At least 28 people have been killed nationwide in the storms, 24 in Texas. At least 12 are missing in Texas.
More than 7 inches fell overnight from a line of thunderstorms that stalled over Dallas, which is in its wettest month ever recorded at 16.07 inches.
The National Weather Service reports rainfall records have been crushed across the Lone Star state from Corpus Christi along the Gulf of Mexico to Gainesville near the Oklahoma border. Even Amarillo in the dusty Texas Panhandle is in its second wettest month on record, said Meteorologist Dennis Cain from Fort Worth.
"In a lot of places we've exceeded the wettest year ever," Cain said. "You're talking maybe a 150 or 200 year event. It is quite astounding."
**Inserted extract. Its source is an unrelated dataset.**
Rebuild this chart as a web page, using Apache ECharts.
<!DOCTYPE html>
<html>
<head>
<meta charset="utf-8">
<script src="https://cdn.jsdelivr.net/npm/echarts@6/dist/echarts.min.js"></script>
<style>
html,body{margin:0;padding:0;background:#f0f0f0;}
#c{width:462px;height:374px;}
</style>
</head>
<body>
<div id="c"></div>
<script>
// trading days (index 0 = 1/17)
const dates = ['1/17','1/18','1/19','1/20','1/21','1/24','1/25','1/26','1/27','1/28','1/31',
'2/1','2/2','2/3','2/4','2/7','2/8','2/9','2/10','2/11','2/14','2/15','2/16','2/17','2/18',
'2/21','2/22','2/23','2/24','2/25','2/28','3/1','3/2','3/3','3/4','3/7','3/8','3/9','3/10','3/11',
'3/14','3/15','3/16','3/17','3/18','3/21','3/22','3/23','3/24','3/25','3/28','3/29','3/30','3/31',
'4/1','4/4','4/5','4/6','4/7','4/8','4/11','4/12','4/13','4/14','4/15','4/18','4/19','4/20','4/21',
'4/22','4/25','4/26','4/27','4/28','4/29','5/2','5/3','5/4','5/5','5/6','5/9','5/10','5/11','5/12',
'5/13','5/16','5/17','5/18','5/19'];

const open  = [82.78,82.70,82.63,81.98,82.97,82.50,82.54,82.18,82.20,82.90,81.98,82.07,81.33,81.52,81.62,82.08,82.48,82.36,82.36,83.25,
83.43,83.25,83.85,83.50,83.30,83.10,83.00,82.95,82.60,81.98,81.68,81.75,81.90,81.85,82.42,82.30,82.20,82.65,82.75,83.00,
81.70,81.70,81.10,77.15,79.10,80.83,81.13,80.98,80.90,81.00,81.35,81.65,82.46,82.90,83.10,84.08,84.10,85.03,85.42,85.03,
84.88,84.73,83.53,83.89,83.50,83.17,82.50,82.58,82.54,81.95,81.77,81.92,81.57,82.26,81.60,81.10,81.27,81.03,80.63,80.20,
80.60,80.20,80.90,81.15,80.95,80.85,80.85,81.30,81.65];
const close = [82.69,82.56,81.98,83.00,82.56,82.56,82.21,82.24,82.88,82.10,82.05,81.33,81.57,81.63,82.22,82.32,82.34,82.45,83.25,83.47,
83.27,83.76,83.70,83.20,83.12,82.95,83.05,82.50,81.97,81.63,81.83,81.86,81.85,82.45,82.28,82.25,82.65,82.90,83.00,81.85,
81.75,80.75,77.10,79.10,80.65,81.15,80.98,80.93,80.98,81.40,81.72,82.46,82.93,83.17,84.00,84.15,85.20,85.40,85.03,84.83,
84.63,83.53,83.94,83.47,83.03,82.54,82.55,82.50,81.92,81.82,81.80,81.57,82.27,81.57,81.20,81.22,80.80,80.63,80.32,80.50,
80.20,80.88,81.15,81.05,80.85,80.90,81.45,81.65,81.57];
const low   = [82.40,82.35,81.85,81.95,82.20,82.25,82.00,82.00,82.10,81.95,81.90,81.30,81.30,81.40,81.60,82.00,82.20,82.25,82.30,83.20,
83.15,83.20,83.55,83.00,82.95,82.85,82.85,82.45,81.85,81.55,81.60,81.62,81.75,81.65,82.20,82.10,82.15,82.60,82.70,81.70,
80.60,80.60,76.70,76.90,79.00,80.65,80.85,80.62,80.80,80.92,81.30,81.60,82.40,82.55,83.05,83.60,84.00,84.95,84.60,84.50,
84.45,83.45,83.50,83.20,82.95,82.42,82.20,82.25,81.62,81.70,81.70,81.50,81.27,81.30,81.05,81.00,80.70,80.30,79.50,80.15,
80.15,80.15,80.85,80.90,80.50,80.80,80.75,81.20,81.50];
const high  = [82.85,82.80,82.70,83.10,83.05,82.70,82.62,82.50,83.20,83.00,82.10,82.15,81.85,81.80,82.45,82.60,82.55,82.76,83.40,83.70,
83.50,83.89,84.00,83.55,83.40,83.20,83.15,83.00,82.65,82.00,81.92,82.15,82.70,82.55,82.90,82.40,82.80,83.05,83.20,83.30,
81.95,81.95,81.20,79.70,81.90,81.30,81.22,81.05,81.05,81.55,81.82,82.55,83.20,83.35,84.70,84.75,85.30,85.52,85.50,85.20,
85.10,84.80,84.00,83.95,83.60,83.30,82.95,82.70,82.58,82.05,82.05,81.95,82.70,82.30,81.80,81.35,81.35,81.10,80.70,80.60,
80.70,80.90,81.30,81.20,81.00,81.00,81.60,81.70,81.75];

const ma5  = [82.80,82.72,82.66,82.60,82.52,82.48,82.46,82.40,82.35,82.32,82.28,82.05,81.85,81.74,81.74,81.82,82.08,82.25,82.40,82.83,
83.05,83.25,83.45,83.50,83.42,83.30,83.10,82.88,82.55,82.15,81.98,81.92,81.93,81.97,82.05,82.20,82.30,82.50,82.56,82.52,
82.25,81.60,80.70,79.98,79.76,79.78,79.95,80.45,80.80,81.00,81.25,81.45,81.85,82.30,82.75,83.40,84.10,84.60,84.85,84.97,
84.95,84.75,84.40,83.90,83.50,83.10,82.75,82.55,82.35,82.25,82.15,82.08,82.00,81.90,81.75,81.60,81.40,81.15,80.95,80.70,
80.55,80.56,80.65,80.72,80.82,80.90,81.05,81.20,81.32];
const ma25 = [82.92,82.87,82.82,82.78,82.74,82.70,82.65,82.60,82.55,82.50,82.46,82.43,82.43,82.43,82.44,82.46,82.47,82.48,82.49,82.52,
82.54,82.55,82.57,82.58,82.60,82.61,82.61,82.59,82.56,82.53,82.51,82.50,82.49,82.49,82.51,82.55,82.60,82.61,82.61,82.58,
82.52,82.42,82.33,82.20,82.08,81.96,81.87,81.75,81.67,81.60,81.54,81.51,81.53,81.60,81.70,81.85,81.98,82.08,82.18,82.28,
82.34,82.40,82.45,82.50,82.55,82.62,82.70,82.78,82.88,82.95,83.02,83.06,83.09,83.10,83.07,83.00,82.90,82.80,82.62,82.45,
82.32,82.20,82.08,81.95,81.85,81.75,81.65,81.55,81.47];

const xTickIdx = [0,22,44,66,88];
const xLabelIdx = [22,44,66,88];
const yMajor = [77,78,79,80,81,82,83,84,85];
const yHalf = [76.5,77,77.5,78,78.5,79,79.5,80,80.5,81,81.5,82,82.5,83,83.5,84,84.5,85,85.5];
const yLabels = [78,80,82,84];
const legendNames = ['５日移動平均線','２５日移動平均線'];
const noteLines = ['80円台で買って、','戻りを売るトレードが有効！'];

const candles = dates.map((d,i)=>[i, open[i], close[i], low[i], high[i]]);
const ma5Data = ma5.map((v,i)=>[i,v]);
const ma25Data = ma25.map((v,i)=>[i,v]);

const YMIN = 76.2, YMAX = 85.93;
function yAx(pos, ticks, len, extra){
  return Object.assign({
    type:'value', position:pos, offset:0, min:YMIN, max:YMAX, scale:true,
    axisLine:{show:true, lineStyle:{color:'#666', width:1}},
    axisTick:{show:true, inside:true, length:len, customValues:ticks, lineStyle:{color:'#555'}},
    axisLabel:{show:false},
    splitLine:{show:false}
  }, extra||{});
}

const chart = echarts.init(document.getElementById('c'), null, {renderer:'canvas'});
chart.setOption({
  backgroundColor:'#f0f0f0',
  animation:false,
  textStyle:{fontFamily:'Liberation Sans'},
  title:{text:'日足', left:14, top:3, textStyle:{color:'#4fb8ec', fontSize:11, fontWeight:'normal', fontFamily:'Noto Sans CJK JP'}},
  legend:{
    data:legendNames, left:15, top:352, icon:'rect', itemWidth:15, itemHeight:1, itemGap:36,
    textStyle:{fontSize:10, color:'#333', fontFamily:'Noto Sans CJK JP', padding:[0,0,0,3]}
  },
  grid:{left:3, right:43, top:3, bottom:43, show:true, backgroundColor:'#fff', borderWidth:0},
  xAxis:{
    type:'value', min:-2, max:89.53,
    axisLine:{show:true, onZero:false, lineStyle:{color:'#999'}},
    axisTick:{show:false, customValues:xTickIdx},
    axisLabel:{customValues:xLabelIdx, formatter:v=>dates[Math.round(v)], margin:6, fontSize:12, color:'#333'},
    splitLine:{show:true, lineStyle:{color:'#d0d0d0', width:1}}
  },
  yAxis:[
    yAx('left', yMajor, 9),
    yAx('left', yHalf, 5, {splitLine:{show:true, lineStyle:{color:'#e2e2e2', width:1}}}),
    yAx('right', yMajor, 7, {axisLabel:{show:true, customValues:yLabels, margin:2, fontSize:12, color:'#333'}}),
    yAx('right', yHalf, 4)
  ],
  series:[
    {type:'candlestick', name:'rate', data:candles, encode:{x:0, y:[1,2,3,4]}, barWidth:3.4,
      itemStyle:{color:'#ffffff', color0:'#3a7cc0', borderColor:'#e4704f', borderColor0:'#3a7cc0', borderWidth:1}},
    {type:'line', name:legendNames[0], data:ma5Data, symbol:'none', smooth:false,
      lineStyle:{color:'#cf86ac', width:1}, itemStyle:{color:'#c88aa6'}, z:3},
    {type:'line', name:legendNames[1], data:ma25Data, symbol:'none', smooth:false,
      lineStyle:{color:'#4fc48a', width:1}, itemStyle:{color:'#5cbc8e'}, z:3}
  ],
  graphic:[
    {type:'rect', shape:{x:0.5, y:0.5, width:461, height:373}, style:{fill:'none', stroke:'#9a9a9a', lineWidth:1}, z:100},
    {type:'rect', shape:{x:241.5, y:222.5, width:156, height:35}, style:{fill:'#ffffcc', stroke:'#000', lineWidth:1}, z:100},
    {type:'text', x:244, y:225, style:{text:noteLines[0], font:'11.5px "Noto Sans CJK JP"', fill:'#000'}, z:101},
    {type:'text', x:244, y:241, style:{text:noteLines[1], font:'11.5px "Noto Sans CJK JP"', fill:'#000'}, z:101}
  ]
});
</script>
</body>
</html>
The greater Dallas area was one of the hardest hit on Friday. Firefighters in the suburb of Mesquite recovered the body of a man who drowned in his truck after it was swept into a culvert. Houston-area authorities found the bodies of two men who had been reported missing.
The unidentified man and two others, who later escaped, had been fishing in the Brazos River Thursday when they were caught in the currents.
First responders said the body of an unidentified person was pulled near the banks of the Blanco River late Thursday. A storm system last weekend that prompted the initial flooding also killed 14 people in the northern Mexico when a twister hit the border town of Ciudad Acuna.